- **REQUIRED WORK**:
All pictures are to be skipped; retype only the lines from the top of the entries through the line with "from matplotlib.lines import Line2D", both included.
— Start DATA RECORDS —
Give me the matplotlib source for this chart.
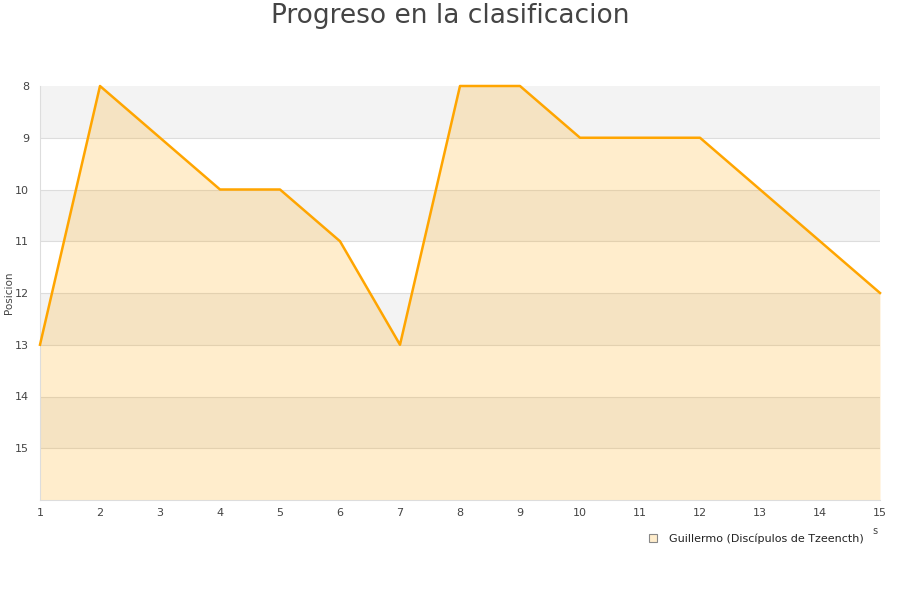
import matplotlib
matplotlib.use("Agg")
import matplotlib.pyplot as plt
from matplotlib.lines import Line2D

jornadas = list(range(1, 16))
posiciones = [13, 8, 9, 10, 10, 11, 13, 8, 8, 9, 9, 9, 10, 11, 12]
yticks = [8, 9, 10, 11, 12, 13, 14, 15]
serie = "Guillermo (Discípulos de Tzeencth)"
titulo = "Progreso en la clasificacion"

fig = plt.figure(figsize=(9, 6), dpi=100)
ax = fig.add_axes([40/900, 100/600, 840/900, 414/600])

ymin, ymax = 8, 16
ax.set_xlim(1, 15)
ax.set_ylim(ymax, ymin)

# alternating bands
for i, y0 in enumerate(range(ymin, ymax)):
    if i % 2 == 0:
        ax.axhspan(y0, y0 + 1, color="#f3f3f3", zorder=0, lw=0)
for y in range(ymin + 1, ymax):
    ax.axhline(y, color="#dddddd", lw=0.8, zorder=1)

ax.fill_between(jornadas, posiciones, ymax, color="#ffa500", alpha=0.2, lw=0, zorder=2)
ax.plot(jornadas, posiciones, color="#ffa500", lw=1.8, zorder=3, clip_on=False)

ax.set_xticks(jornadas)
ax.set_yticks(yticks)
ax.tick_params(axis="both", length=0, labelsize=8, colors="#444444", pad=6)
ax.tick_params(axis="y", pad=8)
for s in ["top", "right"]:
    ax.spines[s].set_visible(False)
for s in ["left", "bottom"]:
    ax.spines[s].set_color("#dddddd")

fig.text(9/900, 1 - 293/600, "Posicion", rotation=90, ha="center", va="center",
         fontsize=7.5, color="#444444")
fig.text(0.5, 1 - 16/600, titulo, ha="center", va="center", fontsize=19, color="#444444")
fig.text(875/900, 1 - 531/600, "s", ha="center", va="center", fontsize=7, color="#444444")

handle = Line2D([], [], marker="s", linestyle="none", markersize=6,
                markerfacecolor="#ffedcc", markeredgecolor="#888888", markeredgewidth=0.8)
leg = fig.legend([handle], [serie], loc="center right", bbox_to_anchor=(868/900, 1 - 539/600),
                 frameon=False, fontsize=8, handletextpad=0.4, borderaxespad=0)
for t in leg.get_texts():
    t.set_color("#222222")

fig.savefig("out.png", dpi=100)
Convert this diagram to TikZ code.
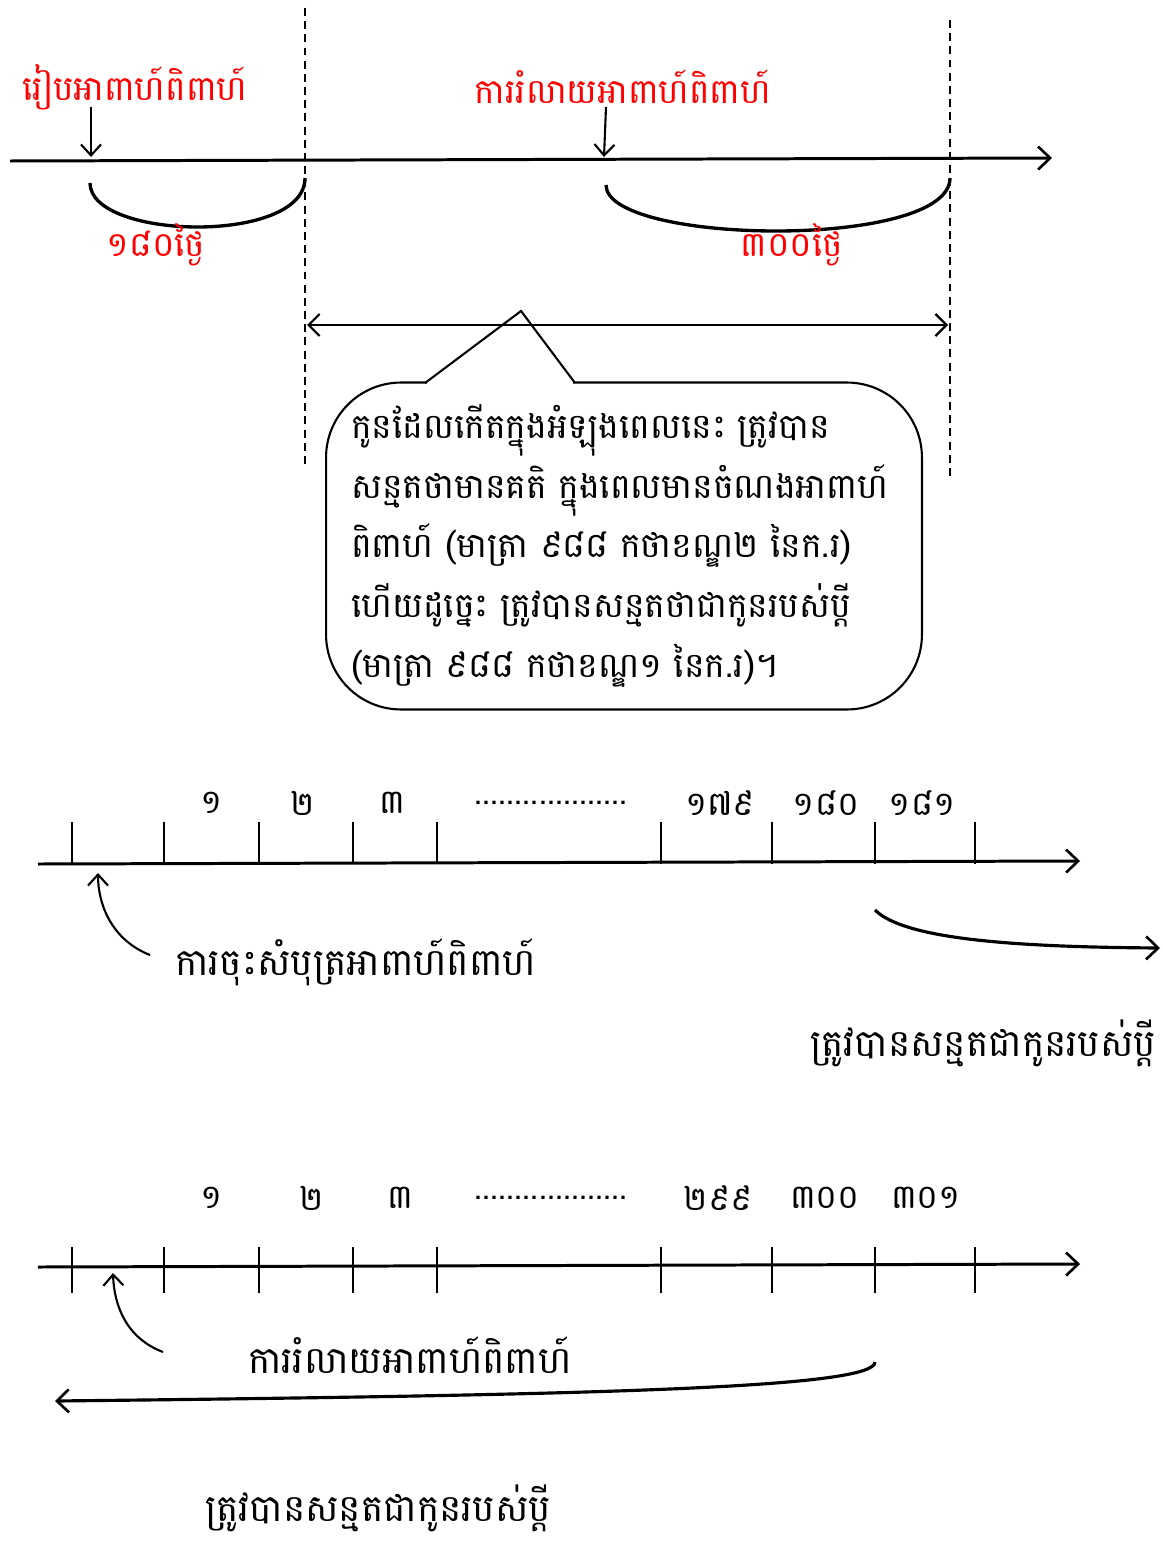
\documentclass[tikz,border=0pt]{standalone}
\usepackage{fontspec}
\newfontfamily\khmerfont[Script=Khmer]{Battambang}
\usetikzlibrary{arrows.meta, positioning}
\definecolor{labelred}{HTML}{FF0000}

\begin{document}
\begin{tikzpicture}[x=0.02cm, y=-0.02cm,
  axis/.style={line width=1.7pt, -{Straight Barb[length=2.4mm, width=4.6mm, line width=1.5pt]}},
  pointer/.style={line width=1.2pt, -{Straight Barb[length=2.2mm, width=4mm, line width=1.2pt]}},
  span/.style={line width=1.3pt, {Straight Barb[length=2.2mm, width=4.4mm, line width=1.3pt]}-{Straight Barb[length=2.2mm, width=4.4mm, line width=1.3pt]}},
  sweep/.style={line width=1.8pt, -{Straight Barb[length=2.4mm, width=4.6mm, line width=1.5pt]}},
  brace/.style={line width=1.9pt},
  marker/.style={line width=1.3pt},
  guide/.style={line width=1.1pt, dash pattern=on 4.5pt off 3pt},
  redlbl/.style={font=\khmerfont\fontsize{19.5}{22}\selectfont, text=labelred, inner sep=0pt},
  lbl/.style={font=\khmerfont\fontsize{21.3}{24}\selectfont, inner sep=0pt},
  num/.style={font=\khmerfont\fontsize{19}{22}\selectfont, inner sep=0pt},
  note/.style={draw, line width=1.2pt, rounded corners=1.5cm, minimum width=11.92cm,
               minimum height=6.54cm, align=left, text width=10.92cm, inner sep=0pt,
               font=\khmerfont\fontsize{19.7}{34}\selectfont},
]
\useasboundingbox (0,0) rectangle (1162,1541);

%% --- Top timeline ---
\draw[guide] (305,8) -- (305,466);
\draw[guide] (950,20) -- (950,478);
\coordinate (t0) at (10,161);
\coordinate (t1) at (1052,158);
\draw[axis] (t0) -- (t1);

\node[redlbl] (wed) at (135,87) {រៀបអាពាហ៍ពិពាហ៍};
\node[redlbl] (div) at (623,87) {ការរំលាយអាពាហ៍ពិពាហ៍};
\coordinate (wedpt) at (91,157);
\coordinate (divpt) at (604,157);
\draw[pointer] (91,107) -- (wedpt);
\draw[pointer] (606,107) -- (divpt);

\draw[brace] (90,183) .. controls (90,240) and (305,245) .. (305,178);
\draw[brace] (606,185) .. controls (606,245) and (950,250) .. (950,178);
\node[redlbl] (d180) at (156,245) {១៨០ថ្ងៃ};
\node[redlbl] (d300) at (792,245) {៣០០ថ្ងៃ};

%% --- Span and note ---
\coordinate (s0) at (307,325);
\coordinate (s1) at (948,325);
\draw[span] (s0) -- (s1);

\node[note] (info) at (624,546) {កូនដែលកើតក្នុងអំឡុងពេលនេះ ត្រូវបាន\\
សន្មតថាមានគតិ ក្នុងពេលមានចំណងអាពាហ៍\\
ពិពាហ៍ (មាត្រា ៩៨៨ កថាខណ្ឌ២ នៃក.រ)\\
ហើយដូច្នេះ ត្រូវបានសន្មតថាជាកូនរបស់ប្ដី\\
(មាត្រា ៩៨៨ កថាខណ្ឌ១ នៃក.រ)។};
\fill[white] (427,380) rectangle (573,387);
\draw[line width=1.2pt, line join=miter] (425,383) -- (521,311) -- (575,383);

%% --- 180 day scale ---
\draw[axis] (38,864) -- (1080,861);
\foreach \x in {72,164,259,353,437,661,772,875,975}
  \draw[marker] (\x,822) -- (\x,864);
\foreach \x/\t in {212/១,303/២,392/៣,720/១៧៩,826/១៨០,922/១៨១}
  \node[num] at (\x,803) {\t};
\node[num] (dots1) at (551,803) {...................};

\node[lbl, anchor=west] (reg) at (175,962) {ការចុះសំបុត្រអាពាហ៍ពិពាហ៍};
\draw[pointer] (150,955) .. controls (112,940) and (98,905) .. (98,873);
\node[lbl] (husb1) at (983,1043) {ត្រូវបានសន្មតជាកូនរបស់ប្ដី};
\draw[sweep] (875,910) .. controls (905,940) and (1020,947) .. (1160,948);

%% --- 300 day scale ---
\draw[axis] (38,1267) -- (1080,1264);
\foreach \x in {72,164,259,353,437,661,772,875,975}
  \draw[marker] (\x,1247) -- (\x,1293);
\foreach \x/\t in {212/១,312/២,400/៣,718/២៩៩,825/៣០០,926/៣០១}
  \node[num] at (\x,1198) {\t};
\node[num] (dots2) at (551,1198) {...................};

\node[lbl] (diss) at (410,1355) {ការរំលាយអាពាហ៍ពិពាហ៍};
\draw[pointer] (163,1352) .. controls (126,1338) and (114,1305) .. (113,1273);
\draw[sweep] (875,1362) .. controls (875,1388) and (600,1395) .. (55,1401);
\node[lbl] (husb2) at (378,1508) {ត្រូវបានសន្មតជាកូនរបស់ប្ដី};
\end{tikzpicture}
\end{document}
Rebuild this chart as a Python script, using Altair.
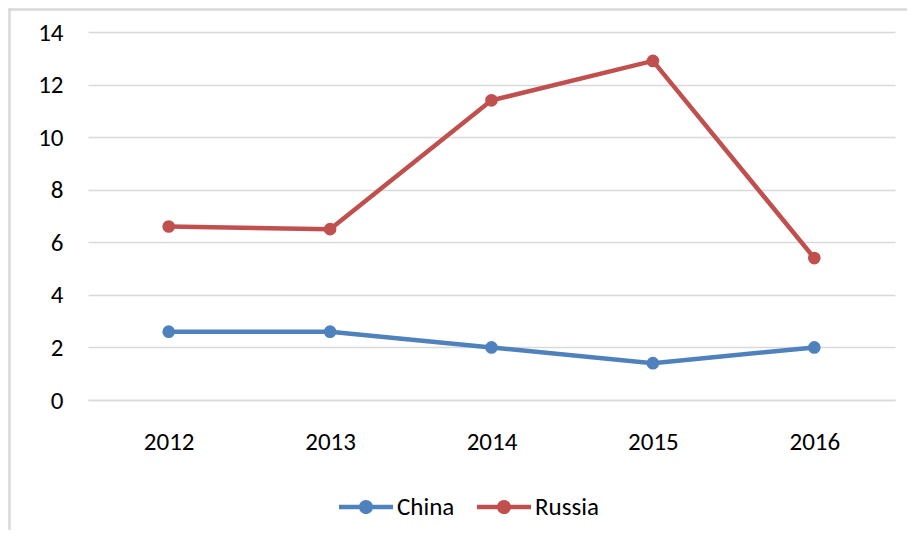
import altair as alt
import pandas as pd

years = ["2012", "2013", "2014", "2015", "2016"]
china = [2.6, 2.6, 2.0, 1.4, 2.0]
russia = [6.6, 6.5, 11.4, 12.9, 5.4]
series = ["China", "Russia"]
colors = ["#4F81BD", "#C0504D"]
y_ticks = [0, 2, 4, 6, 8, 10, 12, 14]

rows = []
for name, vals in zip(series, [china, russia]):
    for yr, v in zip(years, vals):
        rows.append({"Year": yr, "Value": v, "Series": name})
df = pd.DataFrame(rows)

FONT = "Carlito, 'Open Sans', sans-serif"
FS = 25
GRID = "#D9D9D9"

legend_path = (
    "M-1,-0.085L-0.2,-0.085L-0.2,0.085L-1,0.085Z "
    "M0.2,-0.085L1,-0.085L1,0.085L0.2,0.085Z "
    "M-0.26,0A0.26,0.26 0 1,1 0.26,0A0.26,0.26 0 1,1 -0.26,0Z"
)

x_enc = alt.X(
    "Year:O",
    sort=years,
    scale=alt.Scale(paddingOuter=0.5),
    axis=alt.Axis(
        title=None, labelAngle=0, ticks=False, tickSize=0, labelPadding=49,
        labelBaseline="alphabetic", labelFont=FONT, labelFontSize=FS,
        labelColor="#000000", domainColor=GRID, domainWidth=1.5, grid=False,
    ),
)
y_enc = alt.Y(
    "Value:Q",
    scale=alt.Scale(domain=[0, 14], nice=False),
    axis=alt.Axis(
        title=None, values=y_ticks, ticks=False, tickSize=0, labelPadding=25,
        labelFont=FONT, labelFontSize=FS, labelColor="#000000", domain=False,
        grid=True, gridColor=GRID, gridWidth=1.5,
    ),
)
color_enc = alt.Color(
    "Series:N",
    scale=alt.Scale(domain=series, range=colors),
    legend=alt.Legend(
        title=None, orient="none", legendX=251, legendY=448, direction="horizontal",
        symbolType=legend_path, symbolSize=2916, symbolStrokeWidth=0,
        labelFont=FONT, labelFontSize=FS, labelColor="#000000", labelOffset=4,
        columnPadding=22, padding=0,
    ),
)

base = alt.Chart(df)
lines = base.mark_line(strokeWidth=4.5).encode(x=x_enc, y=y_enc, color=color_enc)
points = base.mark_point(filled=True, size=160, opacity=1).encode(
    x=x_enc, y=y_enc, color=color_enc
)

one = pd.DataFrame({"a": [0]})
frame_left = alt.Chart(one).mark_rule(stroke=GRID, strokeWidth=2.5, clip=False).encode(
    x=alt.value(-78.5), y=alt.value(-23.5), y2=alt.value(498)
)
frame_top = alt.Chart(one).mark_rule(stroke=GRID, strokeWidth=2.5, clip=False).encode(
    x=alt.value(-79.5), x2=alt.value(819), y=alt.value(-22.5)
)

chart = alt.layer(frame_left, frame_top, lines, points).properties(
    width=807, height=368,
    autosize=alt.AutoSizeParams(type="none"),
    padding={"left": 80, "top": 24, "right": 12, "bottom": 130},
).configure(background="#FFFFFF").configure_view(stroke="transparent", strokeWidth=0)

chart.save("out.html", embed_options={"renderer": "svg", "actions": False})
— End DATA RECORDS —
- **EXERCISE ANSWER**:
Give me the matplotlib source for this chart.
import matplotlib
matplotlib.use("Agg")
import matplotlib.pyplot as plt
from matplotlib.lines import Line2D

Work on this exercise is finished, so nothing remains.